:: INSTRUCTIONS TO FOLLOW ::
Write every line out verbatim and omit the pictures.

BEGIN

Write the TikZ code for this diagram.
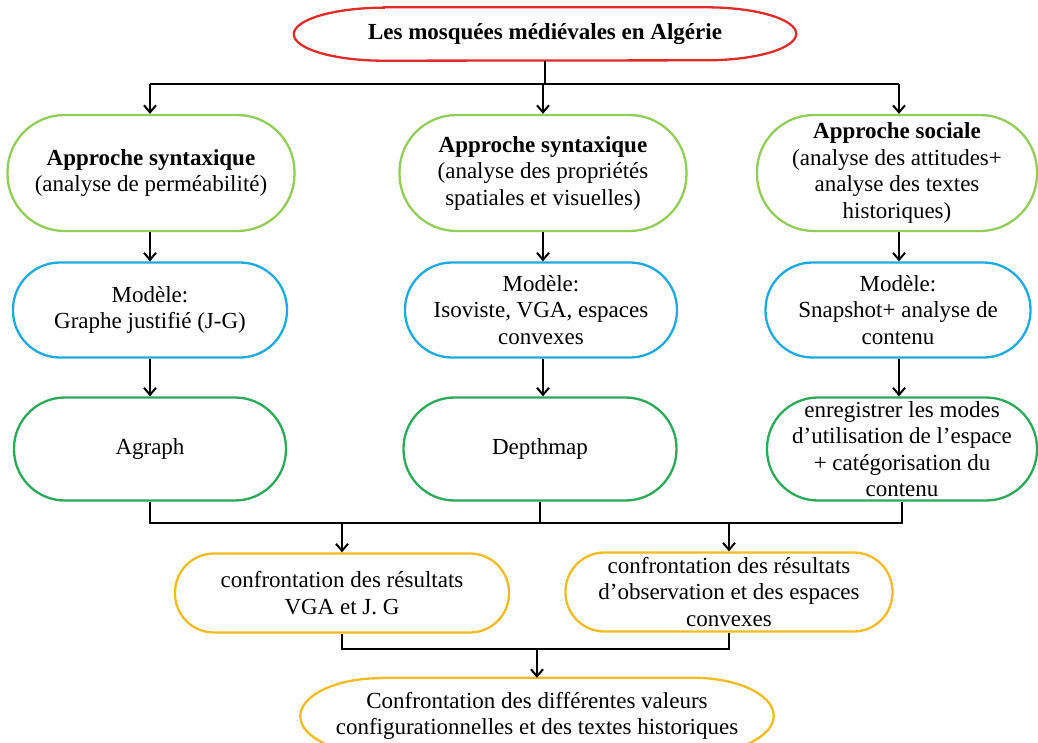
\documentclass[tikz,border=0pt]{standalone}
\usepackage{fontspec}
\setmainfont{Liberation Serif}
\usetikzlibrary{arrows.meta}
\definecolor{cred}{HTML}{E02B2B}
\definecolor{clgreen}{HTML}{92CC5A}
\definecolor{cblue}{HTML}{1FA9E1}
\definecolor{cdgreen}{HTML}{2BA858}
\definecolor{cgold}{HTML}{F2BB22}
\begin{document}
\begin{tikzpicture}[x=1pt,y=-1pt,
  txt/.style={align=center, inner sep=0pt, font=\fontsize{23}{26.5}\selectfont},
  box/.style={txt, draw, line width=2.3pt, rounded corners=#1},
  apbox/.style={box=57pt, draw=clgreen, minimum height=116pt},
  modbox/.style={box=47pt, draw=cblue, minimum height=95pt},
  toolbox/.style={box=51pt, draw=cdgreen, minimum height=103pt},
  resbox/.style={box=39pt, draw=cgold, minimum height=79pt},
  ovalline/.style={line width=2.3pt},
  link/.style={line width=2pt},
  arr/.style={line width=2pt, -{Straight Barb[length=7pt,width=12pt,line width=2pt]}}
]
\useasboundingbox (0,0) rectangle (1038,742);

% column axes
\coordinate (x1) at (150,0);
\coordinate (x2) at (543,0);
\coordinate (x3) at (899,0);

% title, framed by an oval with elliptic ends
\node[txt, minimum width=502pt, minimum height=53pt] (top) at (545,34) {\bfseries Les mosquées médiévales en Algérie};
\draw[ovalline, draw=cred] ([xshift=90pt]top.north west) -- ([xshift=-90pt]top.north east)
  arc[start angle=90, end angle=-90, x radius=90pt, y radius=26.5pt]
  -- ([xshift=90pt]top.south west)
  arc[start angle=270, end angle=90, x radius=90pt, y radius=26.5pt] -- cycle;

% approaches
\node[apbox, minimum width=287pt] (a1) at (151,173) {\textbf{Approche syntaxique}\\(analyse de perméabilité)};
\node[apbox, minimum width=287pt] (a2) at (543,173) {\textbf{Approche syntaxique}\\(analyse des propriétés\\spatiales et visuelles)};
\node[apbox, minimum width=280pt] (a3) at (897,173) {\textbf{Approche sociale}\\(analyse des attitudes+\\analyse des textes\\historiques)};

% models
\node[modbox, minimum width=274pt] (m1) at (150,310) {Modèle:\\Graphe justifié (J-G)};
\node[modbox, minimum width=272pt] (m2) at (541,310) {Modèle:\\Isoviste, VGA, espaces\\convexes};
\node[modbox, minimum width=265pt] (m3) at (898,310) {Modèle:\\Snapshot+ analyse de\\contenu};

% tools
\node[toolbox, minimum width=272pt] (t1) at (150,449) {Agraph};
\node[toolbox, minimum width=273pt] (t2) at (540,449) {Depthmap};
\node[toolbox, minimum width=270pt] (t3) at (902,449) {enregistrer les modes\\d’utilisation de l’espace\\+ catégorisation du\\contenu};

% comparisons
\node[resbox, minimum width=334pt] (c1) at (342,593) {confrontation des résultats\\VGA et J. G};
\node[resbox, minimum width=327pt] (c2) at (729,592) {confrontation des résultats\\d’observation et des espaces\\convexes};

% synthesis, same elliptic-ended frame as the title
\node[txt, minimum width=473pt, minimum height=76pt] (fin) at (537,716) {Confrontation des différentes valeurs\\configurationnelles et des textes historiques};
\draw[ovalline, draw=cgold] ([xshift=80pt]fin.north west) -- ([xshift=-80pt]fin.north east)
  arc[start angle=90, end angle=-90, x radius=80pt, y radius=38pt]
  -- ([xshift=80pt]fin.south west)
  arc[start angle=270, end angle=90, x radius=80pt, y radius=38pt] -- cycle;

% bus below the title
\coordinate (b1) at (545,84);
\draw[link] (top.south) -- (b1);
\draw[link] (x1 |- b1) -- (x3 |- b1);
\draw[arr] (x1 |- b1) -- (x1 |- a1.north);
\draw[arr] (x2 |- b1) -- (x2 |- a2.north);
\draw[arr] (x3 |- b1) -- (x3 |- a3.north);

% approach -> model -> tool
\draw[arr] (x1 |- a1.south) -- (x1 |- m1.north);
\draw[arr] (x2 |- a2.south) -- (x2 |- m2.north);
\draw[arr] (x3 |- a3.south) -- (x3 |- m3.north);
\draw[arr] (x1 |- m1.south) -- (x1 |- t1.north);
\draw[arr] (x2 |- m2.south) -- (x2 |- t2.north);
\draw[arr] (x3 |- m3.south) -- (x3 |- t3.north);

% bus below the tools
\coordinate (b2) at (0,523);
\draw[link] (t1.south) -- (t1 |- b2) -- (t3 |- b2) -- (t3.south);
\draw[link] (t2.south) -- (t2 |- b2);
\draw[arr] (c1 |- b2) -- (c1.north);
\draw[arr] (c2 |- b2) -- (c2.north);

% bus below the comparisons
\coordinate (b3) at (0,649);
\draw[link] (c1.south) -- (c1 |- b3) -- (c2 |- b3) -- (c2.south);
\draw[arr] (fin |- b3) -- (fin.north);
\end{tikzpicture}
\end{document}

END

:: SOLUTION FOR THIS EXERCISE ::
Write the TikZ code for this diagram.
\documentclass[tikz,border=0pt]{standalone}
\usepackage{fontspec}
\setmainfont{Liberation Serif}
\usetikzlibrary{arrows.meta}
\definecolor{cred}{HTML}{E02B2B}
\definecolor{clgreen}{HTML}{92CC5A}
\definecolor{cblue}{HTML}{1FA9E1}
\definecolor{cdgreen}{HTML}{2BA858}
\definecolor{cgold}{HTML}{F2BB22}
\begin{document}
\begin{tikzpicture}[x=1pt,y=-1pt,
  txt/.style={align=center, inner sep=0pt, font=\fontsize{23}{26.5}\selectfont},
  box/.style={txt, draw, line width=2.3pt, rounded corners=#1},
  apbox/.style={box=57pt, draw=clgreen, minimum height=116pt},
  modbox/.style={box=47pt, draw=cblue, minimum height=95pt},
  toolbox/.style={box=51pt, draw=cdgreen, minimum height=103pt},
  resbox/.style={box=39pt, draw=cgold, minimum height=79pt},
  ovalline/.style={line width=2.3pt},
  link/.style={line width=2pt},
  arr/.style={line width=2pt, -{Straight Barb[length=7pt,width=12pt,line width=2pt]}}
]
\useasboundingbox (0,0) rectangle (1038,742);

% column axes
\coordinate (x1) at (150,0);
\coordinate (x2) at (543,0);
\coordinate (x3) at (899,0);

% title, framed by an oval with elliptic ends
\node[txt, minimum width=502pt, minimum height=53pt] (top) at (545,34) {\bfseries Les mosquées médiévales en Algérie};
\draw[ovalline, draw=cred] ([xshift=90pt]top.north west) -- ([xshift=-90pt]top.north east)
  arc[start angle=90, end angle=-90, x radius=90pt, y radius=26.5pt]
  -- ([xshift=90pt]top.south west)
  arc[start angle=270, end angle=90, x radius=90pt, y radius=26.5pt] -- cycle;

% approaches
\node[apbox, minimum width=287pt] (a1) at (151,173) {\textbf{Approche syntaxique}\\(analyse de perméabilité)};
\node[apbox, minimum width=287pt] (a2) at (543,173) {\textbf{Approche syntaxique}\\(analyse des propriétés\\spatiales et visuelles)};
\node[apbox, minimum width=280pt] (a3) at (897,173) {\textbf{Approche sociale}\\(analyse des attitudes+\\analyse des textes\\historiques)};

% models
\node[modbox, minimum width=274pt] (m1) at (150,310) {Modèle:\\Graphe justifié (J-G)};
\node[modbox, minimum width=272pt] (m2) at (541,310) {Modèle:\\Isoviste, VGA, espaces\\convexes};
\node[modbox, minimum width=265pt] (m3) at (898,310) {Modèle:\\Snapshot+ analyse de\\contenu};

% tools
\node[toolbox, minimum width=272pt] (t1) at (150,449) {Agraph};
\node[toolbox, minimum width=273pt] (t2) at (540,449) {Depthmap};
\node[toolbox, minimum width=270pt] (t3) at (902,449) {enregistrer les modes\\d’utilisation de l’espace\\+ catégorisation du\\contenu};

% comparisons
\node[resbox, minimum width=334pt] (c1) at (342,593) {confrontation des résultats\\VGA et J. G};
\node[resbox, minimum width=327pt] (c2) at (729,592) {confrontation des résultats\\d’observation et des espaces\\convexes};

% synthesis, same elliptic-ended frame as the title
\node[txt, minimum width=473pt, minimum height=76pt] (fin) at (537,716) {Confrontation des différentes valeurs\\configurationnelles et des textes historiques};
\draw[ovalline, draw=cgold] ([xshift=80pt]fin.north west) -- ([xshift=-80pt]fin.north east)
  arc[start angle=90, end angle=-90, x radius=80pt, y radius=38pt]
  -- ([xshift=80pt]fin.south west)
  arc[start angle=270, end angle=90, x radius=80pt, y radius=38pt] -- cycle;

% bus below the title
\coordinate (b1) at (545,84);
\draw[link] (top.south) -- (b1);
\draw[link] (x1 |- b1) -- (x3 |- b1);
\draw[arr] (x1 |- b1) -- (x1 |- a1.north);
\draw[arr] (x2 |- b1) -- (x2 |- a2.north);
\draw[arr] (x3 |- b1) -- (x3 |- a3.north);

% approach -> model -> tool
\draw[arr] (x1 |- a1.south) -- (x1 |- m1.north);
\draw[arr] (x2 |- a2.south) -- (x2 |- m2.north);
\draw[arr] (x3 |- a3.south) -- (x3 |- m3.north);
\draw[arr] (x1 |- m1.south) -- (x1 |- t1.north);
\draw[arr] (x2 |- m2.south) -- (x2 |- t2.north);
\draw[arr] (x3 |- m3.south) -- (x3 |- t3.north);

% bus below the tools
\coordinate (b2) at (0,523);
\draw[link] (t1.south) -- (t1 |- b2) -- (t3 |- b2) -- (t3.south);
\draw[link] (t2.south) -- (t2 |- b2);
\draw[arr] (c1 |- b2) -- (c1.north);
\draw[arr] (c2 |- b2) -- (c2.north);

% bus below the comparisons
\coordinate (b3) at (0,649);
\draw[link] (c1.south) -- (c1 |- b3) -- (c2 |- b3) -- (c2.south);
\draw[arr] (fin |- b3) -- (fin.north);
\end{tikzpicture}
\end{document}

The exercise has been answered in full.